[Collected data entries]

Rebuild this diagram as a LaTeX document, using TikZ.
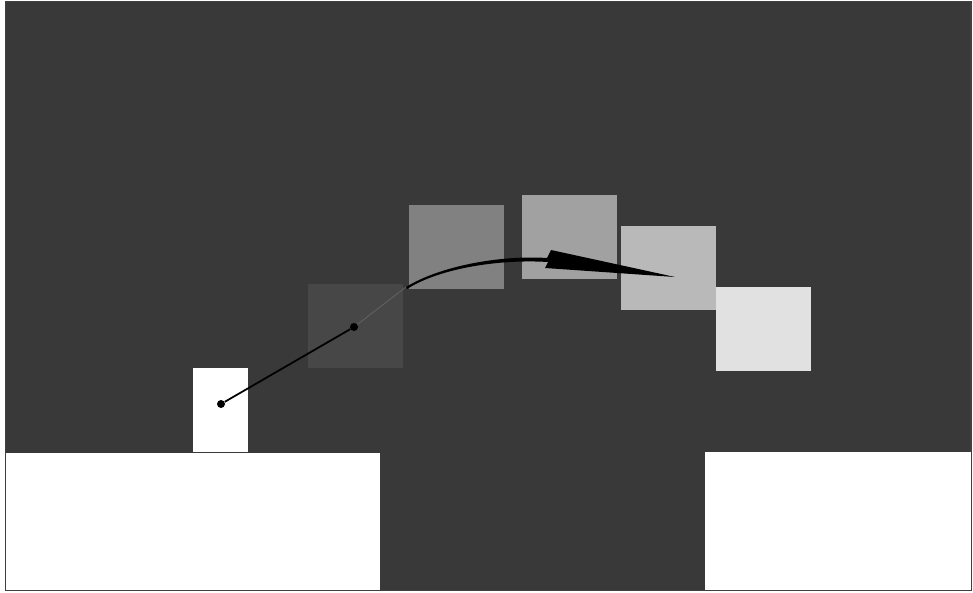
\documentclass[tikz,border=0pt]{standalone}
\usepackage{tikz}
\usetikzlibrary{positioning}

\definecolor{bgdark}{HTML}{393939}
\definecolor{stepone}{HTML}{474747}
\definecolor{steptwo}{HTML}{818181}
\definecolor{stepthree}{HTML}{A1A1A1}
\definecolor{stepfour}{HTML}{B9B9B9}
\definecolor{stepfive}{HTML}{E1E1E1}

\tikzset{
    ghost/.style={rectangle, inner sep=0pt, outer sep=0pt, minimum width=1.9cm, minimum height=1.68cm, anchor=north west},
    platform/.style={fill=white, draw=none},
    pivot/.style={circle, fill=black, inner sep=0pt, minimum size=0.16cm}
}

\begin{document}
\begin{tikzpicture}[x=0.02cm, y=-0.02cm]
        \useasboundingbox (0,0) rectangle (973,592);
        \fill[white] (0,0) rectangle (973,592);

        % Background
        \draw[fill=bgdark, draw=black!75, line width=0.6pt] (5.5,1.5) rectangle (971,590.5);

        % Platforms
        \fill[platform] (6,453) rectangle (380,590);
        \fill[platform] (705,452) rectangle (970.5,590);

        % Starting block
        \node (block) [rectangle, fill=white, inner sep=0pt, minimum width=1.1cm, minimum height=1.68cm, anchor=north west] at (193,368) {};

        % Ghost positions along the jump
        \node (ghost1) [ghost, fill=stepone] at (308,284) {};
        \node (ghost2) [ghost, fill=steptwo] at (409,205) {};
        \node (ghost3) [ghost, fill=stepthree] at (522,195) {};
        \node (ghost4) [ghost, fill=stepfour] at (621,226) {};
        \node (ghost5) [ghost, fill=stepfive] at (716,287) {};

        % Pivots
        \node (start) [pivot] at (221,404) {};
        \node (mid) [pivot] at (354,327) {};
        \coordinate (faint) at (406,287);

        % Trajectory
        \draw[line width=1pt] (start) -- (mid);
        \draw[black!60, line width=0.4pt] (mid) -- (faint);
        \fill[black] (faint) .. controls (440,266) and (500,255) .. (547,258)
            -- (551,250) -- (675,277) -- (545,268) -- (548,262)
            .. controls (500,259) and (440,268) .. (407,289) -- cycle;
    \end{tikzpicture}
\end{document}
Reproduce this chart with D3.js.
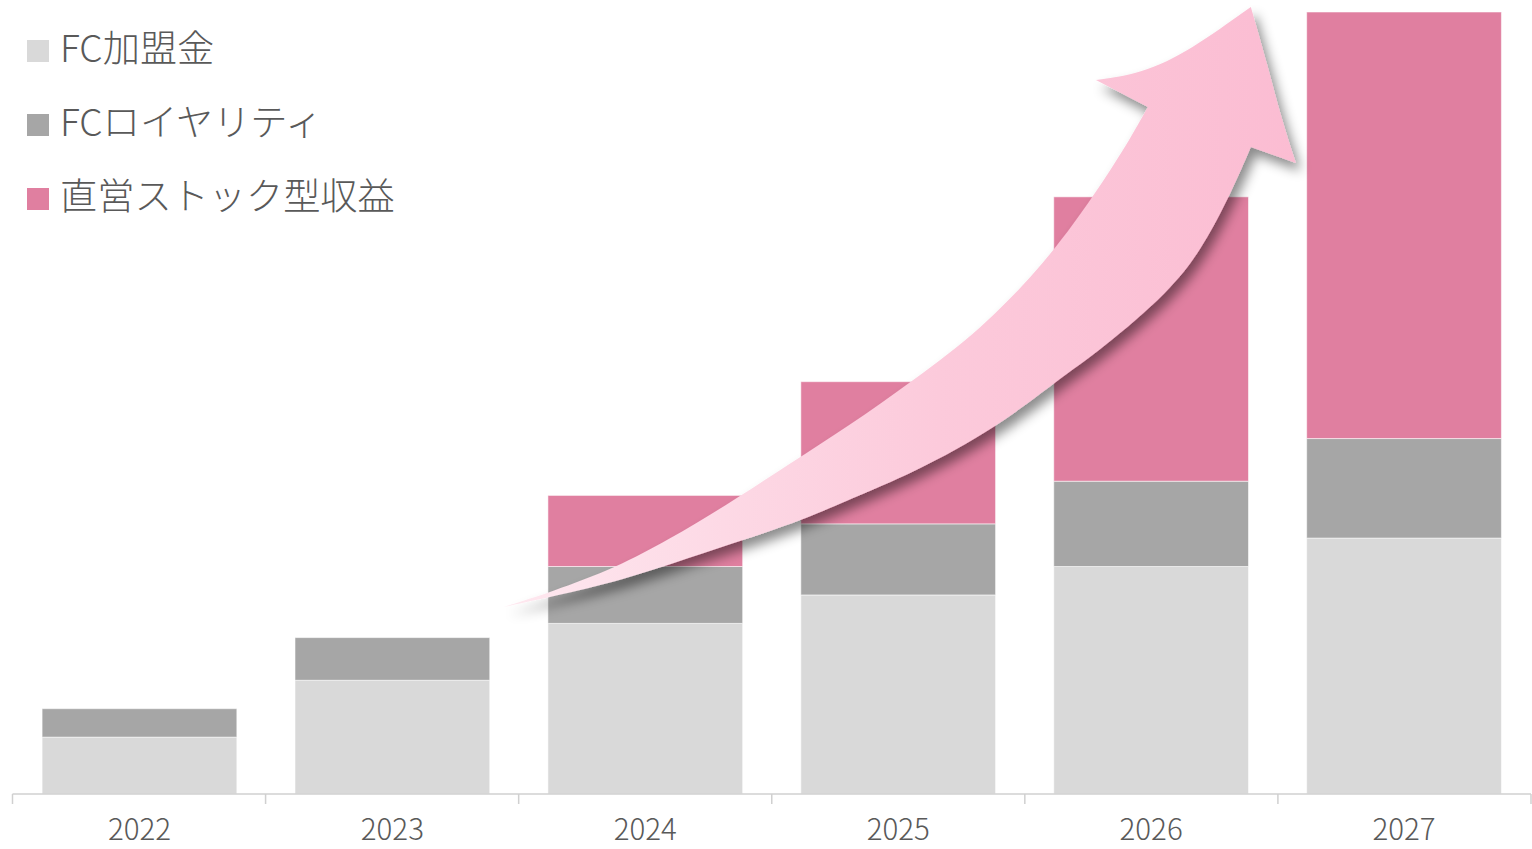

> **What you have to do**: Print the complete listing exactly, apart from any pictures.

> **Written answer**:
Rebuild this diagram as a LaTeX document, using TikZ.
\documentclass[tikz,border=0pt]{standalone}
\usepackage{tikz}
\usetikzlibrary{positioning}

\definecolor{bgdark}{HTML}{393939}
\definecolor{stepone}{HTML}{474747}
\definecolor{steptwo}{HTML}{818181}
\definecolor{stepthree}{HTML}{A1A1A1}
\definecolor{stepfour}{HTML}{B9B9B9}
\definecolor{stepfive}{HTML}{E1E1E1}

\tikzset{
    ghost/.style={rectangle, inner sep=0pt, outer sep=0pt, minimum width=1.9cm, minimum height=1.68cm, anchor=north west},
    platform/.style={fill=white, draw=none},
    pivot/.style={circle, fill=black, inner sep=0pt, minimum size=0.16cm}
}

\begin{document}
\begin{tikzpicture}[x=0.02cm, y=-0.02cm]
        \useasboundingbox (0,0) rectangle (973,592);
        \fill[white] (0,0) rectangle (973,592);

        % Background
        \draw[fill=bgdark, draw=black!75, line width=0.6pt] (5.5,1.5) rectangle (971,590.5);

        % Platforms
        \fill[platform] (6,453) rectangle (380,590);
        \fill[platform] (705,452) rectangle (970.5,590);

        % Starting block
        \node (block) [rectangle, fill=white, inner sep=0pt, minimum width=1.1cm, minimum height=1.68cm, anchor=north west] at (193,368) {};

        % Ghost positions along the jump
        \node (ghost1) [ghost, fill=stepone] at (308,284) {};
        \node (ghost2) [ghost, fill=steptwo] at (409,205) {};
        \node (ghost3) [ghost, fill=stepthree] at (522,195) {};
        \node (ghost4) [ghost, fill=stepfour] at (621,226) {};
        \node (ghost5) [ghost, fill=stepfive] at (716,287) {};

        % Pivots
        \node (start) [pivot] at (221,404) {};
        \node (mid) [pivot] at (354,327) {};
        \coordinate (faint) at (406,287);

        % Trajectory
        \draw[line width=1pt] (start) -- (mid);
        \draw[black!60, line width=0.4pt] (mid) -- (faint);
        \fill[black] (faint) .. controls (440,266) and (500,255) .. (547,258)
            -- (551,250) -- (675,277) -- (545,268) -- (548,262)
            .. controls (500,259) and (440,268) .. (407,289) -- cycle;
    \end{tikzpicture}
\end{document}
Reproduce this chart with D3.js.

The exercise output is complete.